Could electorate MPs run on a joint ticket and job-share? I ran a joint campaign in Lower Hutt with another candidate. We stood for adjacent seats, although she actually lived in the same electorate as me. She has four children; I had a new baby and a sick partner. We are both highly capable, articulate women with a lot to offer but also a lot of care responsibilities. The Green Party only elects list MPs, but theoretically, if a job-share was available, I’m confident we would have been fantastic.
Can we review the days and hours that Parliament sits to make them more family-friendly? Late nights are difficult for Wellington-based MPs with small children, and so are spending thirty-plus weeks away from home for parents from other electorates. What if Parliament sat for fewer weeks in the year, five days a week, finishing at 5 p.m.? The same number of constituency days could be preserved, parents could spend more weeks at home, and those whose children are with them in Wellington could spend the evenings with their family.
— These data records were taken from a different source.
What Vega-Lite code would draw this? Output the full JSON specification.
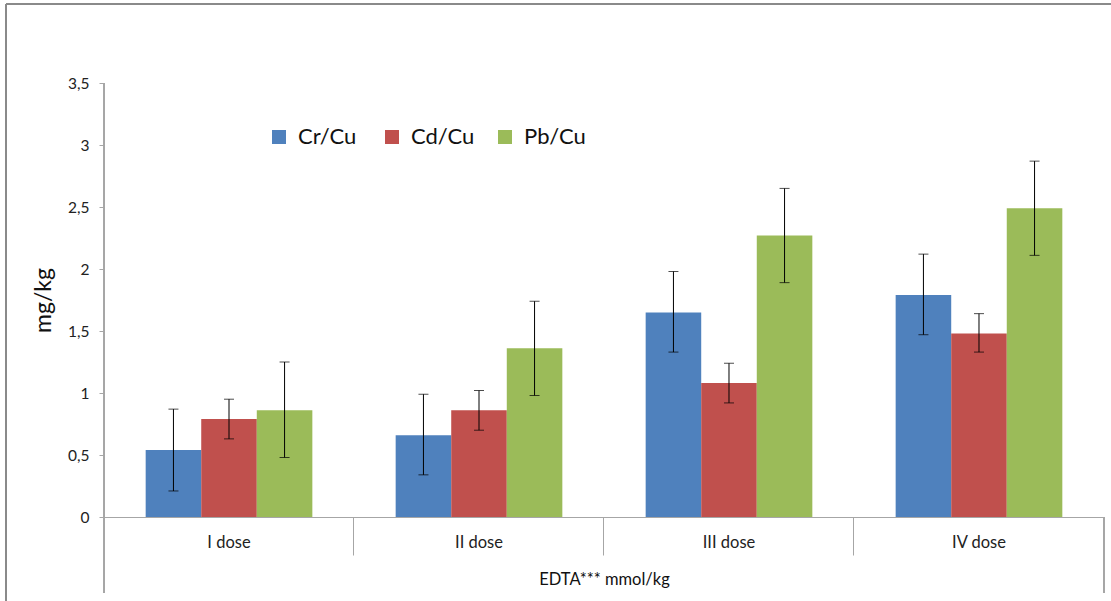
{
  "$schema": "https://vega.github.io/schema/vega-lite/v6.json",
  "width": 1000,
  "height": 434,
  "autosize": {"type": "none"},
  "padding": {"left": 104, "top": 83, "right": 7, "bottom": 84},
  "background": "white",
  "config": {
    "view": {"stroke": null},
    "font": "Lato",
    "axis": {"labelFont": "Lato", "titleFont": "Lato", "labelColor": "#222222", "titleColor": "#111111", "grid": false, "domainColor": "#a6a6a6", "tickColor": "#a6a6a6"},
    "axisY": {
      "values": [0, 0.5, 1, 1.5, 2, 2.5, 3, 3.5],
      "labelExpr": "replace(format(datum.value, ''), '.', ',')",
      "labelFontSize": 15.5, "titleFontSize": 23, "titleFontWeight": "normal",
      "tickSize": 5, "labelPadding": 10, "titlePadding": 12
    }
  },
  "data": {
    "values": [
      {"dose": "I dose", "series": "Cr/Cu", "value": 0.54, "lo": 0.21, "hi": 0.87},
      {"dose": "I dose", "series": "Cd/Cu", "value": 0.79, "lo": 0.63, "hi": 0.95},
      {"dose": "I dose", "series": "Pb/Cu", "value": 0.86, "lo": 0.48, "hi": 1.25},
      {"dose": "II dose", "series": "Cr/Cu", "value": 0.66, "lo": 0.34, "hi": 0.99},
      {"dose": "II dose", "series": "Cd/Cu", "value": 0.86, "lo": 0.70, "hi": 1.02},
      {"dose": "II dose", "series": "Pb/Cu", "value": 1.36, "lo": 0.98, "hi": 1.74},
      {"dose": "III dose", "series": "Cr/Cu", "value": 1.65, "lo": 1.33, "hi": 1.98},
      {"dose": "III dose", "series": "Cd/Cu", "value": 1.08, "lo": 0.92, "hi": 1.24},
      {"dose": "III dose", "series": "Pb/Cu", "value": 2.27, "lo": 1.89, "hi": 2.65},
      {"dose": "IV dose", "series": "Cr/Cu", "value": 1.79, "lo": 1.47, "hi": 2.12},
      {"dose": "IV dose", "series": "Cd/Cu", "value": 1.48, "lo": 1.33, "hi": 1.64},
      {"dose": "IV dose", "series": "Pb/Cu", "value": 2.49, "lo": 2.11, "hi": 2.87}
    ]
  },
  "encoding": {
    "x": {
      "field": "dose", "type": "nominal",
      "sort": ["I dose", "II dose", "III dose", "IV dose"],
      "scale": {"paddingInner": 0.3333, "paddingOuter": 0.1667},
      "axis": {
        "title": "EDTA*** mmol/kg", "labelAngle": 0, "labelFontSize": 16.5, "titleFontSize": 16.5, "titleFontWeight": "normal",
        "bandPosition": -0.25, "tickSize": 38, "labelPadding": -21, "titlePadding": 16
      }
    }
  },
  "layer": [
    {
      "mark": {"type": "bar"},
      "encoding": {
        "xOffset": {"field": "series", "type": "nominal", "sort": ["Cr/Cu", "Cd/Cu", "Pb/Cu"], "scale": {"paddingInner": 0, "paddingOuter": 0}},
        "y": {
          "field": "value", "type": "quantitative",
          "scale": {"domain": [0, 3.5]},
          "axis": {"title": "mg/kg"}
        },
        "color": {
          "field": "series", "type": "nominal",
          "sort": ["Cr/Cu", "Cd/Cu", "Pb/Cu"],
          "scale": {"domain": ["Cr/Cu", "Cd/Cu", "Pb/Cu"], "range": ["#4F81BD", "#C0504D", "#9BBB59"]},
          "legend": {
            "title": null, "orient": "none", "direction": "horizontal", "legendX": 164, "legendY": 43,
            "symbolType": "square", "symbolSize": 196, "symbolStrokeWidth": 0, "labelFontSize": 22, "labelFont": "Lato",
            "labelColor": "#111111", "columnPadding": 19, "gridAlign": "all", "labelOffset": 8
          }
        }
      }
    },
    {
      "mark": {"type": "rule", "color": "black", "strokeWidth": 1},
      "encoding": {
        "xOffset": {"field": "series", "type": "nominal", "sort": ["Cr/Cu", "Cd/Cu", "Pb/Cu"]},
        "y": {"field": "lo", "type": "quantitative", "axis": {"title": "mg/kg"}},
        "y2": {"field": "hi"}
      }
    },
    {
      "mark": {"type": "tick", "color": "black", "thickness": 1, "size": 10},
      "encoding": {
        "xOffset": {"field": "series", "type": "nominal", "sort": ["Cr/Cu", "Cd/Cu", "Pb/Cu"]},
        "y": {"field": "lo", "type": "quantitative", "axis": {"title": "mg/kg"}}
      }
    },
    {
      "mark": {"type": "tick", "color": "black", "thickness": 1, "size": 10},
      "encoding": {
        "xOffset": {"field": "series", "type": "nominal", "sort": ["Cr/Cu", "Cd/Cu", "Pb/Cu"]},
        "y": {"field": "hi", "type": "quantitative", "axis": {"title": "mg/kg"}}
      }
    },
    {
      "mark": {"type": "rule", "color": "#a6a6a6", "strokeWidth": 1, "clip": false},
      "encoding": {
        "x": {"datum": "I dose", "bandPosition": -0.25},
        "y": {"datum": 3.5},
        "y2": {"datum": -0.61}
      }
    },
    {
      "mark": {"type": "rule", "color": "#a6a6a6", "strokeWidth": 1, "clip": false},
      "encoding": {
        "x": {"datum": "IV dose", "bandPosition": 1.25},
        "y": {"datum": 0},
        "y2": {"datum": -0.61}
      }
    },
    {
      "mark": {"type": "rule", "color": "#8a8a8a", "strokeWidth": 2, "clip": false},
      "encoding": {
        "x": {"datum": "I dose", "bandPosition": -0.838},
        "y": {"datum": 4.137},
        "y2": {"datum": -0.8}
      }
    },
    {
      "mark": {"type": "rule", "color": "#8a8a8a", "strokeWidth": 2, "clip": false},
      "encoding": {
        "x": {"datum": "I dose", "bandPosition": -0.838},
        "x2": {"datum": "IV dose", "bandPosition": 1.4},
        "y": {"datum": 4.137}
      }
    }
  ]
}
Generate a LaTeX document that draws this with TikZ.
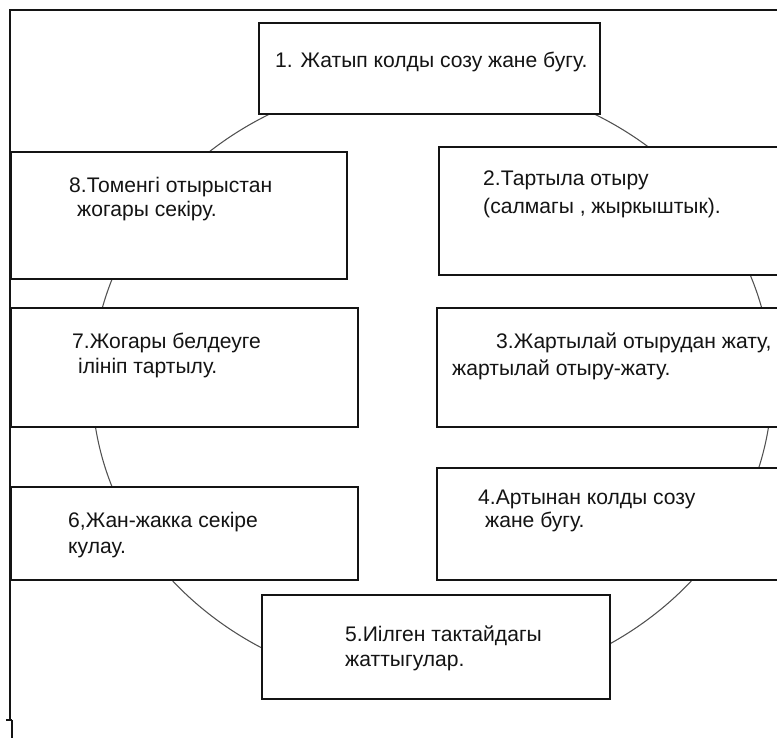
\documentclass[tikz,border=0pt]{standalone}
\usepackage{fontspec}
\setmainfont{Liberation Sans}
\usepackage{tikz}
\usetikzlibrary{positioning}
\definecolor{framegray}{RGB}{20,20,20}
\definecolor{ringgray}{RGB}{80,80,80}
\definecolor{textgray}{RGB}{20,20,20}

\begin{document}
\begin{tikzpicture}[x=0.03cm, y=-0.03cm,
        box/.style={line width=1.6pt, draw=framegray, fill=white},
        txt/.style={font=\fontsize{18}{22}\selectfont, text=textgray, anchor=base west, inner sep=0pt}]
        \clip (0,0) rectangle (777,738);
        \fill[white] (0,0) rectangle (777,738);

        % Ring behind the boxes
        \draw[line width=0.9pt, ringgray] (432,383) ellipse [x radius=340, y radius=306];

        % Outer frame
        \draw[line width=1.5pt, framegray] (10,720) -- (10,10) -- (790,10);
        \draw[line width=1.2pt, framegray] (6,720) -- (12,720);
        \draw[line width=1.8pt, framegray] (12,720) -- (12,740);

        % 1
        \draw[box] (259,23) rectangle (600,114);
        \node[txt] (t1) at (275,68) {1. Жатып колды созу жане бугу.};

        % 8
        \draw[box] (11,152) rectangle (347,279);
        \node[txt] (t8a) at (69,193) {8.Томенгі отырыстан};
        \node[txt] (t8b) at (77,217) {жогары секіру.};

        % 2
        \draw[box] (439,147) rectangle (800,275);
        \node[txt] (t2a) at (483,186) {2.Тартыла отыру};
        \node[txt] (t2b) at (483,214) {(салмагы , жыркыштык).};

        % 7
        \draw[box] (11,308) rectangle (358,427);
        \node[txt] (t7a) at (72,349) {7.Жогары белдеуге};
        \node[txt] (t7b) at (78,374) {ілініп тартылу.};

        % 3
        \draw[box] (437,308) rectangle (800,427);
        \node[txt] (t3a) at (496,349) {3.Жартылай отырудан жату,};
        \node[txt] (t3b) at (452,376) {жартылай отыру-жату.};

        % 6
        \draw[box] (11,487) rectangle (358,580);
        \node[txt] (t6a) at (68,528) {6,Жан-жакка секіре};
        \node[txt] (t6b) at (68,553) {кулау.};

        % 4
        \draw[box] (437,468) rectangle (800,580);
        \node[txt] (t4a) at (478,504) {4.Артынан колды созу};
        \node[txt] (t4b) at (485,528) {жане бугу.};

        % 5
        \draw[box] (262,595) rectangle (610,699);
        \node[txt] (t5a) at (345,641) {5.Иілген тактайдагы};
        \node[txt] (t5b) at (345,666) {жаттыгулар.};

    \end{tikzpicture}
\end{document}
What about the draft code of conduct for MPs that’s been floating around for years but going nowhere because the major parties refuse to sign it? Is it really too much to stipulate that it’s not okay to shout people down when they are speaking, make rape jokes in committee meetings, or comment on a woman’s body hair in the lunch line? (All of these are real examples, by the way.)
BACK TO PUBLIC LIFE
As for me, and my voice, I’m pleased to say I found it again. I spent a year reading only words written by women.
I took an online writing course and met a group of fierce women on the other side of the world who I could safely share all of myself with, precisely because they knew nothing about me or my thwarted political career. I practised on them, and slowly, tentatively, I started sharing pieces like this one.
These days, I have no desire to resurrect my political career, at least not in the foreseeable future. But now that I have found my voice again, I have every intention of using it.